Prabaker dropped his bags and ran forward. His father sprang from his seat on the yoke, and they embraced shyly. The older man's smile was the only smile I've ever seen that rivalled Prabaker's own. It was a vast smile, using the whole of the face, as if he'd been frozen in the middle of a belly laugh. When Prabaker turned to face me, beside his father, subjecting me to a double dose of the gigantic smile-the original, and its slightly grander genetic copy-the effect was so overwhelming that I found myself grinning helplessly in return.
"Lin, this is my father, Kishan Mango Kharre. And father, this is Mr. Lin. I am happy, too much happy, that you are meeting each other's good selves."
We shook hands, and stared into one another's eyes. Prabaker and his father had the same almost perfectly round face and the same upturned, button nose. However, where Prabaker's face was completely open, guileless, and unlined, his father's face was deeply wrinkled; and when he wasn't smiling, there was a weary shadow that closed over his eyes. It was as if he'd sealed shut some doors in himself, and stood guard over them, with his eyes alone. There was pride in his face, but he was sad, and tired, and worried. It took me a long time to realise that all farmers, everywhere, are just as tired, worried, proud, and sad: that the soil you turn and the seed you sow are all you really have, when you live and work the Earth. And sometimes, much too often, there's nothing more than that-the silent, secret, heartbreaking joy God puts into things that bloom and grow-to help you face the fear of hunger and the dread of evil.
"My father is a very success man," Prabaker beamed, proudly, his arm around the older man's shoulders. I spoke very little Marathi, and Kishan spoke no English, so Prabaker repeated everything in both languages. Hearing the phrase in his own language, Kishan lifted his shirt with a graceful, artless flourish, and patted at his hairy pot-belly.
His eyes glittered as he spoke to me, waggling his head all the while in what seemed to be an unnervingly seductive leer.
"What did he say?"
"He wants you to pat his tummies," Prabaker explained, grinning.
Kishan grinned as widely.
"I don't think so."
"Oh, yes, Lin. He wants you to pat his tummies."
"No."
"He really wants you to give it a pat," he persisted.
"Tell him I'm flattered, and I think it's a fine tummies. But tell him I think I'll pass, Prabu."

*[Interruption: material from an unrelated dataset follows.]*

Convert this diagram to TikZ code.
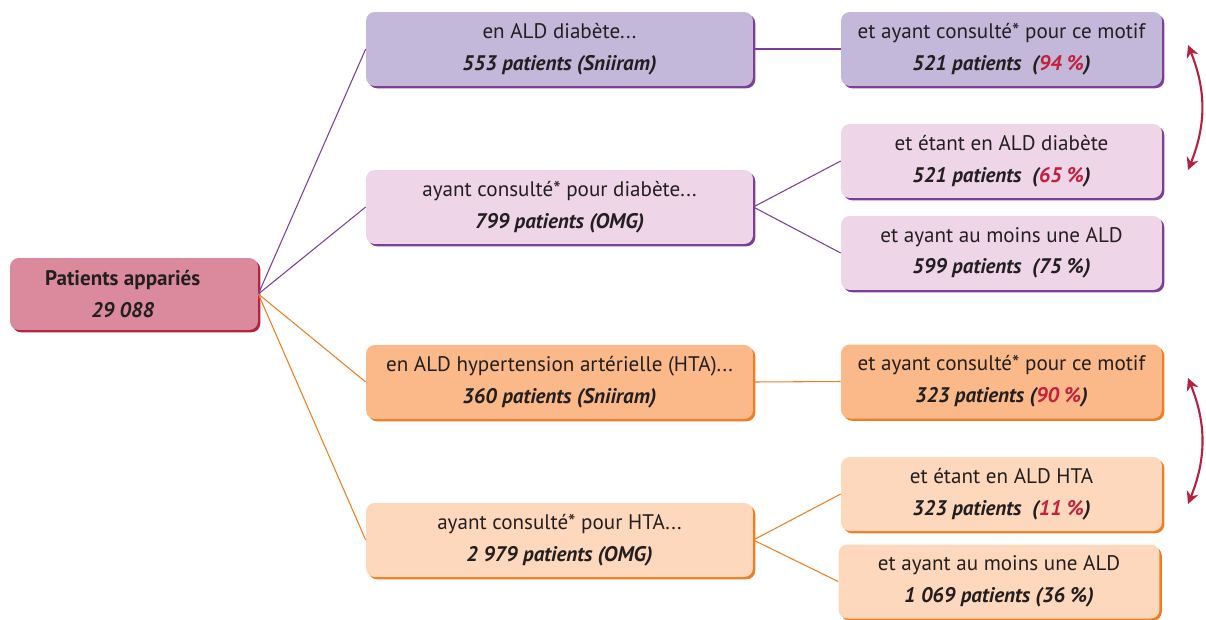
\documentclass[tikz,border=0pt]{standalone}
\usepackage{fontspec}
\setmainfont{PT Sans}
\usetikzlibrary{shadows,arrows.meta}
\definecolor{txt}{HTML}{231F20}
\definecolor{rootfill}{HTML}{DB8A9E}
\definecolor{rootdark}{HTML}{B5223F}
\definecolor{lavfill}{HTML}{C3B8D9}
\definecolor{pinkfill}{HTML}{EED5E8}
\definecolor{purpdark}{HTML}{7B3F98}
\definecolor{orfill}{HTML}{FBB98A}
\definecolor{peachfill}{HTML}{FDD8BC}
\definecolor{ordark}{HTML}{F07D22}
\definecolor{pct}{HTML}{C0223F}
\newcommand{\pts}[1]{\textbf{\textit{#1}}}

\begin{document}
\begin{tikzpicture}[x=0.02cm,y=-0.02cm,
  box/.style={rounded corners=5pt, align=center, text=txt, inner sep=0pt,
    font=\fontsize{12}{18}\selectfont},
  shade/.style={drop shadow={shadow xshift=1.3pt,shadow yshift=-1.3pt,fill=#1,opacity=1}},
  wide/.style={box, minimum width=7.74cm, minimum height=1.48cm},
  narrow/.style={box, minimum width=6.42cm, minimum height=1.48cm},
  purpline/.style={purpdark, line width=0.6pt},
  orline/.style={ordark, line width=0.6pt},
  twoway/.style={{Stealth[length=7pt,width=7pt]}-{Stealth[length=7pt,width=7pt]}, rootdark, line width=1.2pt}]
\useasboundingbox (0,0) rectangle (1206,619);
% Root
\node[box, shade=rootdark, fill=rootfill, minimum width=4.96cm, minimum height=1.44cm] (root) at (134,294)
  {\textbf{Patients appariés}\hspace*{0.45cm}\\\pts{29 088}\hspace*{0.45cm}};
% Diabetes branch
\node[wide, shade=purpdark, fill=lavfill] (ald1) at (559.5,49) {en ALD diabète...\\\pts{553 patients (Sniiram)}};
\node[wide, shade=purpdark, fill=pinkfill] (omg1) at (559.5,207) {ayant consulté* pour diabète...\\\pts{799 patients (OMG)}};
\node[narrow, shade=purpdark, fill=lavfill] (mot1) at (1001.5,49)
  {et ayant consulté* pour ce motif\\\pts{521 patients\ \ (\textcolor{pct}{94 \%})}};
\node[narrow, shade=purpdark, fill=pinkfill] (eta1) at (1001.5,161)
  {et étant en ALD diabète\\\pts{521 patients\ \ (\textcolor{pct}{65 \%})}};
\node[narrow, shade=purpdark, fill=pinkfill] (any1) at (1001.5,253)
  {et ayant au moins une ALD\\\pts{599 patients\ \ (75 \%)}};
% HTA branch
\node[wide, shade=ordark, fill=orfill] (ald2) at (559.5,382) {en ALD hypertension artérielle (HTA)...\\\pts{360 patients (Sniiram)}};
\node[wide, shade=ordark, fill=peachfill] (omg2) at (559.5,540) {ayant consulté* pour HTA...\\\pts{2 979 patients (OMG)}};
\node[narrow, shade=ordark, fill=orfill] (mot2) at (1001.5,381.5)
  {et ayant consulté* pour ce motif\\\pts{323 patients (\textcolor{pct}{90 \%})}};
\node[narrow, shade=ordark, fill=peachfill] (eta2) at (1001.5,494)
  {et étant en ALD HTA\\\pts{323 patients\ \ (\textcolor{pct}{11 \%})}};
\node[narrow, shade=ordark, fill=peachfill] (any2) at (999,581.5)
  {et ayant au moins une ALD\\\pts{1 069 patients (36 \%)}};
% Connectors
\draw[purpline] (root.east) -- (ald1.west);
\draw[purpline] (root.east) -- (omg1.west);
\draw[orline] (root.east) -- (ald2.west);
\draw[orline] (root.east) -- (omg2.west);
\draw[purpline] (ald1.east) -- (mot1.west);
\draw[purpline] (omg1.east) -- (eta1.west);
\draw[purpline] (omg1.east) -- (any1.west);
\draw[orline] (ald2.east) -- (mot2.west);
\draw[orline] (omg2.east) -- (eta2.west);
\draw[orline] (omg2.east) -- (any2.west);
% Two-way arrows
\coordinate (top1) at (1188,45);
\coordinate (bot1) at (1188,170);
\coordinate (top2) at (1188,378);
\coordinate (bot2) at (1188,504);
\draw[twoway] (top1) to[bend left=22] (bot1);
\draw[twoway] (top2) to[bend left=22] (bot2);
\end{tikzpicture}
\end{document}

"Just give it a little pat, Lin."
"No," I said, more firmly.
Kishan's grin widened, and he raised his eyebrows several times, in encouragement. He still held the shirt up to his chest, exposing the round, hairy paunch.
"Go on, Lin. A few pats only. It won't bite you, my father's tummies."
Sometimes you have to surrender, Karla said, before you win. And she was right. Surrender is at the heart of the Indian experience. I gave in. Glancing around me, on the deserted track, I reached out and patted the warm and fuzzy belly.
Just then, of course, the tall green stalks of millet beside us on the path separated to reveal four dark brown faces. They were young men. They stared at us, their eyes wide with the kind of amazement that's afraid, appalled, and delighted at the same time.
Slowly, and with as much dignity as I could muster, I withdrew my hand from Kishan's stomach. He looked at me, and then at the others, with one eyebrow raised and the corners of his mouth drawn down into the smug smile of a police prosecutor, resting his case.
"I don't want to intrude on your dad's moment here, Prabu, but don't you think we should be getting along?"
"Challo!" Kishan announced, making a guess at the meaning of my words. _Let's _go!
As we loaded our gear and climbed into the back of the cart, Kishan took his seat on the yoke attached to the ox-bow, raised a long bamboo stick that had a nail driven into the end of it, and moved us off with a tremendous blow to the animal's haunches.
Responding to the violent blow, the ox gave a lurch forward, and then set off with ponderous, thudding slowness. Our steady but very sluggish progress caused me to wonder at the choice of that beast, above others, to perform the task. It seemed to me that the Indian ox, known as the bailie, was surely the slowest harness animal in the world. If I'd climbed down from the cart, and walked at a moderate pace, I would've doubled its speed. In fact, the people who'd stared at us through the millet plants were rushing ahead through the dense crops at the sides of the path to announce our arrival.
Every twenty to fifty metres or so, new faces appeared between the parted stalks of maize, corn, and millet. The expression on those faces was always the same-frank, stupefying, goggle-eyed amazement. If Prabaker and his father had captured a wild bear, and trained it to speak, the people couldn't have reacted with more gape-mouthed astonishment.